Many of the retailers on this year's list fall into the “Recession Busters” category — reflecting their success in driving sales in a weak economy.
Top among them is David Dillon, the chairman and CEO of Kroger Co., who remains No. 1 on the list for the second straight year as the company's strong price focus and deep connection with customers have kept it among the industry's top performers.
“In our industry, operating successfully in any environment is a challenge,” Dillon said in a recent conference call. “Performing well in this economy is remarkable.”
It is no surprise, then, that Wal-Mart's top executive holds a high spot in this year's Power 50 ranking. Although Wal-Mart is a perennial Power 50 player, this year's representative from the retail giant is new, as Mike Duke, named CEO earlier this year, debuts on the list at No. 2.
Charles Youngstrom, president of Aldi U.S., is another Recession Buster who cracked the Top 10 list this year (No. 6). The fast-growing limited-assortment retailer recently opened its 1,000th store, and has plans to expand into Texas and New York City.
Also new to this year's list is an entity that has emerged as a true power player in the weak economy — the private label (No. 43).

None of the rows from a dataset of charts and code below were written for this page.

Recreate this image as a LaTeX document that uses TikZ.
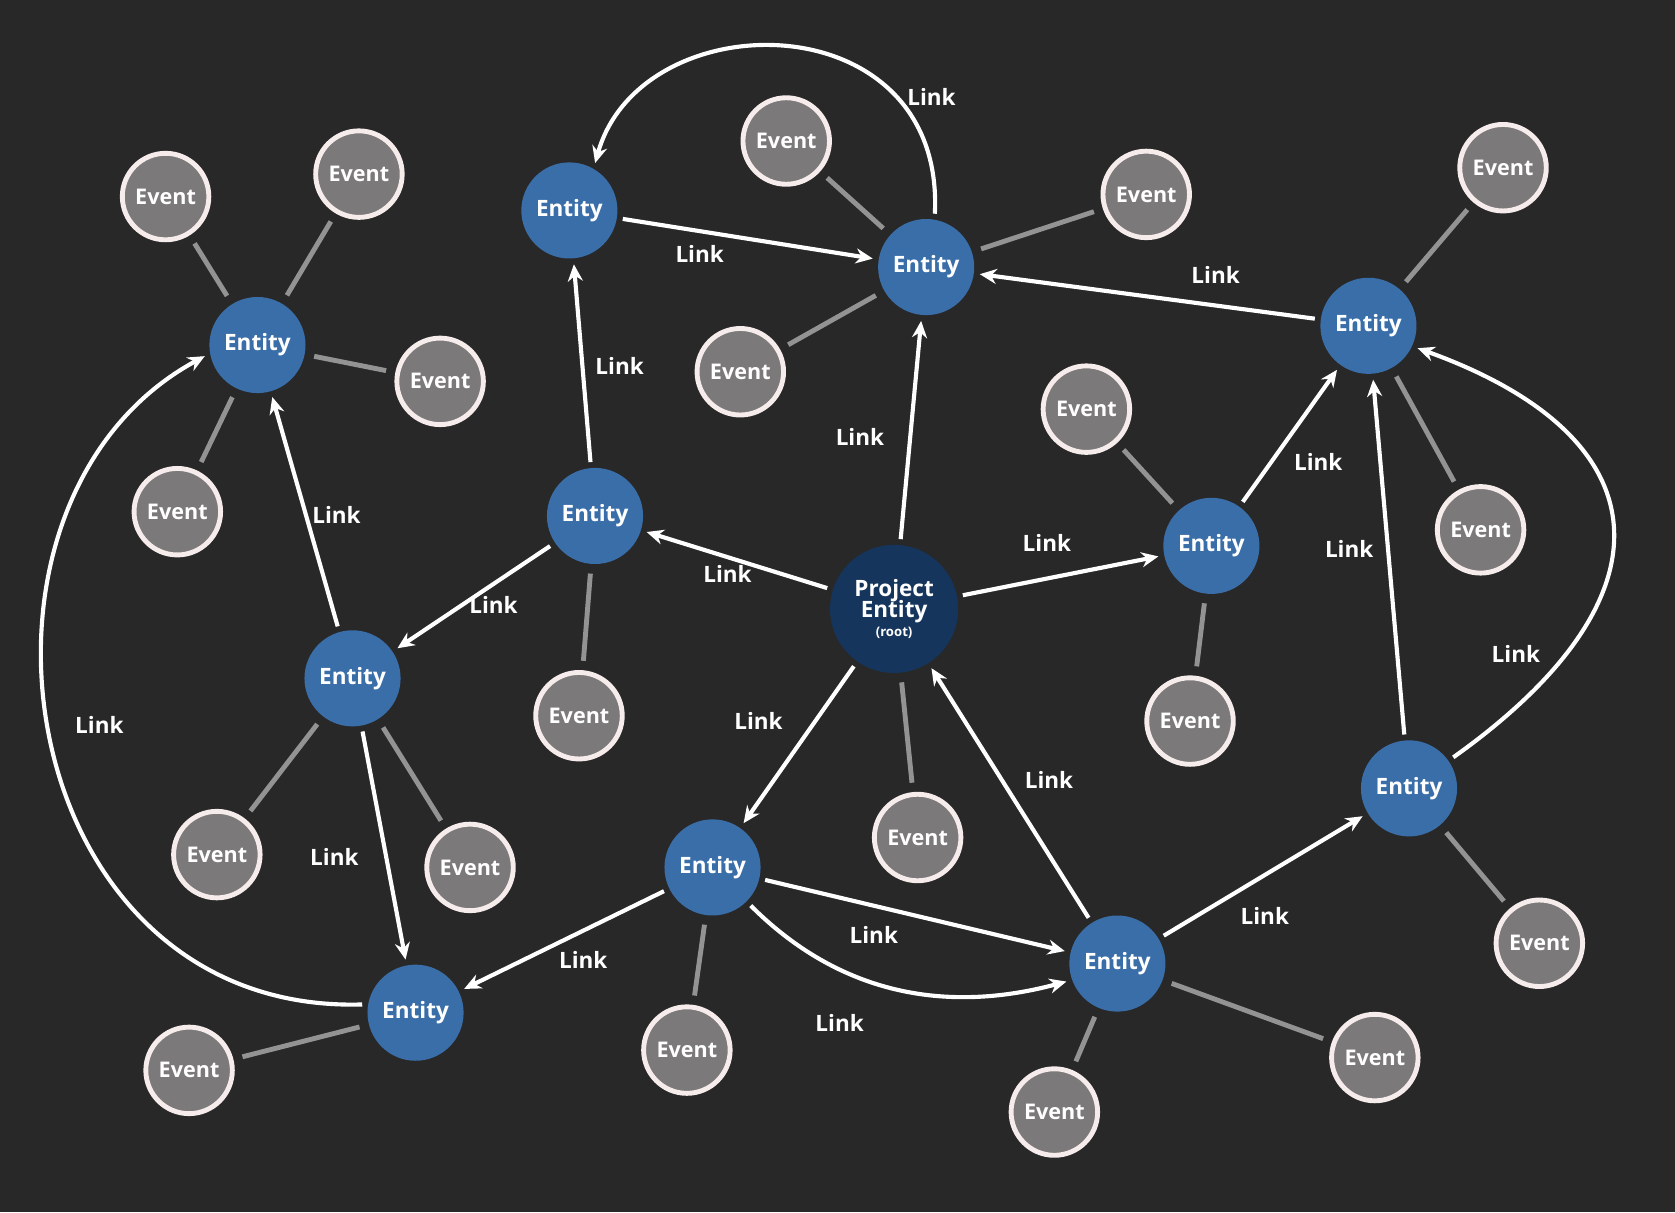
\documentclass[tikz,border=0pt]{standalone}
\usepackage{fontspec}
\setmainfont{Open Sans}
\usetikzlibrary{arrows.meta,backgrounds}
\definecolor{bgdark}{HTML}{282828}
\definecolor{entblue}{HTML}{3A6EA9}
\definecolor{rootblue}{HTML}{15355C}
\definecolor{evgray}{HTML}{7B7979}
\definecolor{evring}{HTML}{F6ECEC}
\begin{document}
\begin{tikzpicture}[
    x=0.02cm, y=-0.02cm,
    entity/.style={circle, fill=entblue, text=white, font=\bfseries\fontsize{12}{14}\selectfont, minimum size=1.8cm, inner sep=0pt},
    root/.style={circle, fill=rootblue, text=white, font=\bfseries\fontsize{12}{13}\selectfont, align=center, minimum size=2.4cm, inner sep=0pt},
    event/.style={circle, fill=evgray, draw=evring, line width=2.6pt, text=white, font=\bfseries\fontsize{11.5}{13}\selectfont, minimum size=1.62cm, inner sep=0pt},
    lbl/.style={text=white, font=\bfseries\fontsize{12}{14}\selectfont},
    link/.style={white, line width=2.2pt, -{Stealth[length=9pt,width=8pt]}, shorten >=3pt, shorten <=3pt},
    tie/.style={gray!85, line width=2.6pt, shorten >=5pt, shorten <=5pt}
]
    \useasboundingbox (0,0) rectangle (1568,1135);
    % entities
    \node [root] (root) at (837,570) {Project\\[-2pt]Entity\\[-3pt]{\fontsize{7}{8}\selectfont(root)}};
    \node [entity] (e1) at (533,197) {Entity};
    \node [entity] (e2) at (867,250) {Entity};
    \node [entity] (e3) at (1281,305) {Entity};
    \node [entity] (e4) at (241,323) {Entity};
    \node [entity] (e5) at (557,483) {Entity};
    \node [entity] (e6) at (1134,511) {Entity};
    \node [entity] (e7) at (330,635) {Entity};
    \node [entity] (e8) at (1319,738) {Entity};
    \node [entity] (e9) at (667,812) {Entity};
    \node [entity] (e10) at (1046,902) {Entity};
    \node [entity] (e11) at (389,948) {Entity};

    % events
    \foreach \n/\x/\y in {a/155/184, b/336/163, c/412/357, d/166/479, f/736/132, g/1073/182,
        h/693/348, i/1407/157, j/1386/496, k/1017/383, m/1114/675, n/542/670, o/203/800,
        p/440/812, q/859/784, r/1441/883, s/643/983, t/987/1041, u/1287/990, v/177/1002}
        \node [event] (ev\n) at (\x,\y) {Event};

    \begin{scope}[on background layer]
        \fill [bgdark] (0,0) rectangle (1568,1135);
        \foreach \e/\v in {e4/a, e4/b, e4/c, e4/d, e2/f, e2/g, e2/h, e3/i, e3/j, e6/k, e6/m,
            e5/n, e7/o, e7/p, root/q, e8/r, e9/s, e10/t, e10/u, e11/v}
            \draw [tie] (\e) -- (ev\v);
    \end{scope}

    % links
    \draw [link] (root) -- (e5);
    \draw [link] (root) -- (e2);
    \draw [link] (root) -- (e6);
    \draw [link] (root) -- (e9);
    \draw [link] (e10) -- (root);
    \draw [link] (e5) -- (e1);
    \draw [link] (e5) -- (e7);
    \draw [link] (e1) -- (e2);
    \draw [link] (e3) -- (e2);
    \draw [link] (e2.80) .. controls (885,0) and (600,0) .. (e1.60);
    \draw [link] (e6) -- (e3);
    \draw [link] (e8) -- (e3);
    \draw [link] (e8.35) .. controls (1570,560) and (1560,410) .. (e3.-25);
    \draw [link] (e7) -- (e4);
    \draw [link] (e7) -- (e11);
    \draw [link] (e11.170) .. controls (10,950) and (-60,470) .. (e4.190);
    \draw [link] (e9) -- (e11);
    \draw [link] (e9) -- (e10);
    \draw [link] (e9.-45) to [out=-45, in=195] (e10.200);
    \draw [link] (e10) -- (e8);

    % link labels
    \node [lbl] (l1) at (681,537) {Link};
    \node [lbl] (l2) at (805,409) {Link};
    \node [lbl] (l3) at (980,508) {Link};
    \node [lbl] (l4) at (710,675) {Link};
    \node [lbl] (l5) at (982,730) {Link};
    \node [lbl] (l6) at (580,343) {Link};
    \node [lbl] (l7) at (462,566) {Link};
    \node [lbl] (l8) at (655,238) {Link};
    \node [lbl] (l9) at (1138,257) {Link};
    \node [lbl] (l10) at (872,91) {Link};
    \node [lbl] (l11) at (1234,432) {Link};
    \node [lbl] (l12) at (1263,514) {Link};
    \node [lbl] (l13) at (1419,612) {Link};
    \node [lbl] (l14) at (315,482) {Link};
    \node [lbl] (l15) at (313,802) {Link};
    \node [lbl] (l16) at (93,679) {Link};
    \node [lbl] (l17) at (546,899) {Link};
    \node [lbl] (l18) at (818,875) {Link};
    \node [lbl] (l19) at (786,958) {Link};
    \node [lbl] (l20) at (1184,857) {Link};
\end{tikzpicture}
\end{document}
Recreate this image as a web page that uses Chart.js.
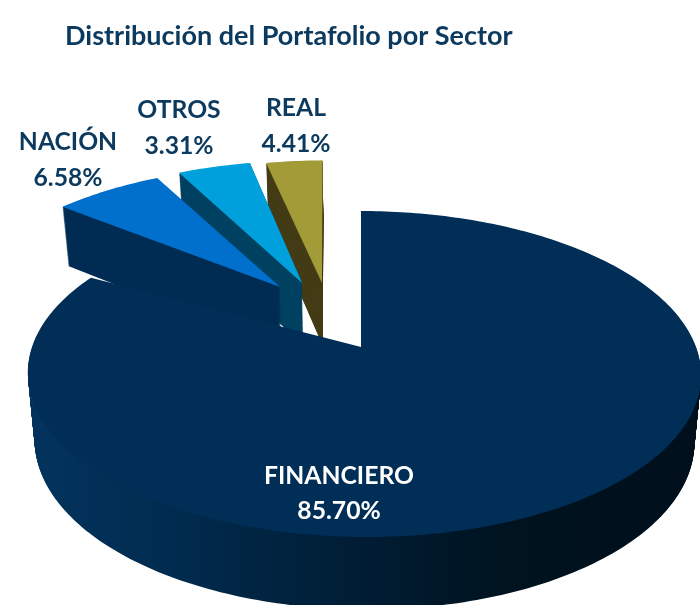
<!DOCTYPE html>
<html><head><meta charset="utf-8">
<style>html,body{margin:0;padding:0;background:#fff}#w{width:700px;height:605px}</style>
<script src="https://cdn.jsdelivr.net/npm/chart.js@4/dist/chart.umd.js"></script>
</head><body><div id="w"><canvas id="c"></canvas></div>
<script>
const categories = ['FINANCIERO','NACIÓN','OTROS','REAL'];
const values = [85.70, 6.58, 3.31, 4.41];
const topColors = ['#012E57','#0070CC','#00A0DC','#A39A38'];
const wallColors = ['','#012D54','#004060','#433C16'];
// Styling of the pictured 3D view (slice displacement and edge nudges)
const explodeU = [0, -0.26, -0.19, -0.126];
const explodeV = [0, 0.404, 0.433, 0.433];
const startNudgeDeg = [0, 0, 0, 3.1];
const endNudgeDeg = [-10.4, -0.8, 3.3, -1];
const radiusScale = [1, 1.015, 1.03, 1.03];
const rimSkew = [3, 0, 0, 0];
const labelPos = [[339,476,511],[68,142,178],[179,110,146],[296,108,144]];
const labelColors = ['#FFFFFF','#0B3A5E','#0B3A5E','#0B3A5E'];
const titleText = 'Distribución del Portafolio por Sector';
const view = {K:332, H:158.5, p:0.1656, depth:66, depthTaper:0.1, shrink:0.02};

const {PieController, ArcElement} = Chart;
class Arc3D extends ArcElement {
  static id = 'arc3d';
  static defaults = {...ArcElement.defaults, explodeU:0, explodeV:0, startNudgeDeg:0, endNudgeDeg:0, radiusScale:1, rimSkew:0, wallColor:''};
  static defaultRoutes = ArcElement.defaultRoutes;
  static descriptors = ArcElement.descriptors;
  draw(ctx){
    const o = this.options, cx = this.x, cy = this.y;
    const ou = o.explodeU, ov = o.explodeV, rs = o.radiusScale;
    const a0 = this.startAngle + o.startNudgeDeg*Math.PI/180;
    const a1 = this.endAngle + o.endNudgeDeg*Math.PI/180;
    const proj = (u,v,l,rim)=>{
      const w = 1+view.p*v;
      const s = 1-view.shrink*l;
      return [cx+view.K*u/w*s + rim*o.rimSkew*(1-v),
              cy-view.H*v/w+view.depth*(1-view.depthTaper*v)*l];
    };
    const trace = l=>{
      ctx.beginPath();
      let q = proj(ou,ov,l,0); ctx.moveTo(q[0],q[1]);
      const n = Math.max(4,Math.ceil((a1-a0)*180/Math.PI));
      for(let i=0;i<=n;i++){
        const a = a0+(a1-a0)*i/n;
        q = proj(ou+rs*Math.cos(a),ov-rs*Math.sin(a),l,1); ctx.lineTo(q[0],q[1]);
      }
      ctx.closePath();
    };
    let wall = o.wallColor;
    if(!wall){
      wall = ctx.createLinearGradient(27,0,700,0);
      wall.addColorStop(0,'#03335E'); wall.addColorStop(0.2,'#012C50');
      wall.addColorStop(0.5,'#001C33'); wall.addColorStop(0.72,'#00131F');
      wall.addColorStop(1,'#000F1B');
    }
    ctx.save();
    ctx.fillStyle = wall;
    const steps = 80;
    for(let d=steps;d>0;d--){ trace(d/steps); ctx.fill(); }
    ctx.fillStyle = o.backgroundColor;
    trace(0); ctx.fill();
    ctx.restore();
  }
}
class Pie3D extends PieController {
  static id = 'pie3d';
  static defaults = {...PieController.defaults, dataElementType:'arc3d'};
  static overrides = PieController.overrides;
  draw(){
    const ctx = this.chart.ctx, els = this._cachedMeta.data;
    for(let i=els.length-1;i>=0;i--) els[i].draw(ctx);
  }
}
Chart.register(Arc3D, Pie3D);

const labelPlugin = {
  id:'sliceLabels',
  afterDatasetsDraw(chart){
    const ctx = chart.ctx;
    ctx.save();
    ctx.font = 'bold 24.7px Lato';
    ctx.textAlign='center'; ctx.textBaseline='middle';
    categories.forEach((c,i)=>{
      const p = labelPos[i];
      ctx.fillStyle = labelColors[i];
      ctx.fillText(c,p[0],p[1]);
      ctx.fillText(values[i].toFixed(2)+'%',p[0],p[2]);
    });
    ctx.restore();
  }
};

new Chart(document.getElementById('c'),{
  type:'pie3d',
  data:{labels:categories,datasets:[{
    data:values,
    backgroundColor:topColors,
    borderWidth:0,
    explodeU:(c)=>explodeU[c.dataIndex],
    explodeV:(c)=>explodeV[c.dataIndex],
    startNudgeDeg:(c)=>startNudgeDeg[c.dataIndex],
    endNudgeDeg:(c)=>endNudgeDeg[c.dataIndex],
    radiusScale:(c)=>radiusScale[c.dataIndex],
    rimSkew:(c)=>rimSkew[c.dataIndex],
    wallColor:(c)=>wallColors[c.dataIndex]
  }]},
  options:{
    responsive:true,maintainAspectRatio:false,animation:false,
    layout:{padding:{left:65,right:43,top:0,bottom:0}},
    plugins:{
      legend:{display:false},tooltip:{enabled:false},
      title:{display:true,text:titleText,align:'start',color:'#0B3A5E',
        font:{family:'Lato',size:27,weight:'bold'},padding:{top:20,bottom:36.6}}
    }
  },
  plugins:[labelPlugin]
});
</script></body></html>
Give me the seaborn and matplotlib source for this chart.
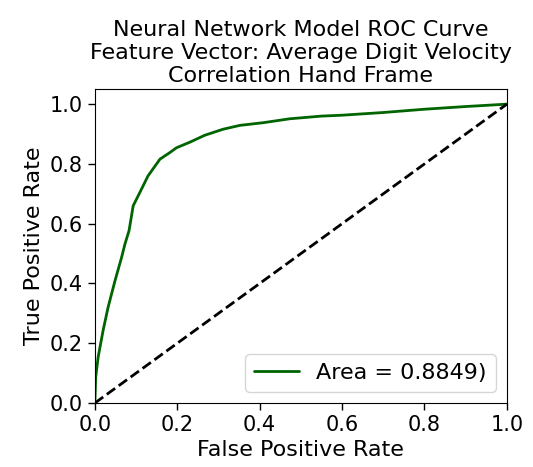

A key component in the recession-busting success of all three retailers listed above, private label has emerged as the weapon of choice for operators seeking to retain profit margins amid smaller overall shopping baskets.
According to a survey conducted by SN in May, more than half of respondents said that during the past year private labels replaced national brands in at least one of the categories in which they compete.
That's very much on the minds of the 13 suppliers on this year's list (Nos. 26-38), many of whom have outlined recession-busting strategies of their own.